◆ **JOB**: Pictures stay out of this copy, which runs from the first line of the material through the line containing "Chart.register(...registerables);".

◆ **SUPPLIED MATERIAL**:
....

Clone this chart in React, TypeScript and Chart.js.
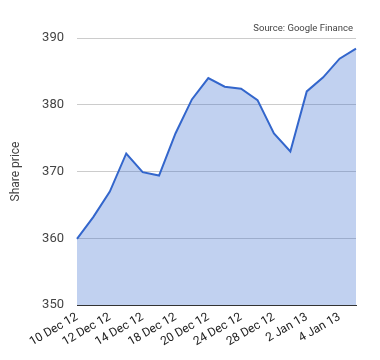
import React, { useEffect, useRef } from "react";
import { Chart, registerables } from "chart.js";

Chart.register(...registerables);

const categories = [
  "10 Dec 12", "11 Dec 12", "12 Dec 12", "13 Dec 12", "14 Dec 12", "17 Dec 12",
  "18 Dec 12", "19 Dec 12", "20 Dec 12", "21 Dec 12", "24 Dec 12", "27 Dec 12",
  "28 Dec 12", "31 Dec 12", "2 Jan 13", "3 Jan 13", "4 Jan 13", "7 Jan 13",
];
const sharePrice = [
  359.9, 363.2, 367.0, 372.7, 369.9, 369.4, 375.7, 380.8, 384.0,
  382.7, 382.4, 380.7, 375.7, 373.0, 382.0, 384.1, 386.9, 388.4,
];
const yTicks = [350, 360, 370, 380, 390];
const sourceText = "Source: Google Finance";
const yTitle = "Share price";

const FONT = "Roboto, 'Liberation Sans', Arial, sans-serif";

const sourcePlugin = {
  id: "sourceNote",
  afterDraw(chart: any) {
    const { ctx, chartArea } = chart;
    ctx.save();
    ctx.font = `9.5px ${FONT}`;
    ctx.fillStyle = "#444";
    ctx.textAlign = "right";
    ctx.textBaseline = "alphabetic";
    ctx.fillText(sourceText, chartArea.right - 3, chartArea.top - 7);
    ctx.restore();
  },
};

export default function App() {
  const ref = useRef<HTMLCanvasElement>(null);
  useEffect(() => {
    if (!ref.current) return;
    const chart = new Chart(ref.current, {
      type: "line",
      data: {
        labels: categories,
        datasets: [
          {
            data: sharePrice,
            borderColor: "#3366cc",
            backgroundColor: "rgba(51,102,204,0.3)",
            borderWidth: 2,
            fill: "start",
            pointRadius: 0,
            tension: 0,
          },
        ],
      },
      options: {
        animation: false,
        responsive: false,
        maintainAspectRatio: false,
        layout: { padding: { top: 38, right: 24, left: 0, bottom: 0 } },
        plugins: {
          legend: { display: false },
          tooltip: { enabled: false },
        },
        scales: {
          x: {
            offset: false,
            grid: { display: false, drawTicks: false },
            border: { display: true, color: "#333", width: 1 },
            ticks: {
              autoSkip: false,
              minRotation: 30,
              maxRotation: 30,
              padding: 5,
              color: "#222",
              font: { family: FONT, size: 12 },
              callback: (v: any, i: number) => (i % 2 === 0 ? categories[i] : ""),
            },
            afterFit: (s: any) => {
              s.height = 55;
            },
          },
          y: {
            min: 350,
            max: 390,
            afterBuildTicks: (s: any) => {
              s.ticks = yTicks.map((v) => ({ value: v }));
            },
            grid: {
              drawTicks: false,
              color: (c: any) => (c.tick && c.tick.value === 350 ? "#333" : "#ccc"),
            },
            border: { display: false },
            ticks: {
              padding: 13,
              color: "#444",
              font: { family: FONT, size: 13 },
            },
            title: {
              display: true,
              text: yTitle,
              color: "#444",
              font: { family: FONT, size: 12 },
              padding: { top: 9, bottom: 0 },
            },
            afterFit: (s: any) => {
              s.width = 77;
            },
          },
        },
      },
      plugins: [sourcePlugin],
    });
    return () => chart.destroy();
  }, []);
  return (
    <div style={{ position: "fixed", left: 0, top: 0, width: 380, height: 360, background: "#fff" }}>
      <canvas ref={ref} width={380} height={360} style={{ display: "block" }} />
    </div>
  );
}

....

◆ **ANSWER FOR THIS EXERCISE**:
Clone this chart in React, TypeScript and Chart.js.
import React, { useEffect, useRef } from "react";
import { Chart, registerables } from "chart.js";

Chart.register(...registerables);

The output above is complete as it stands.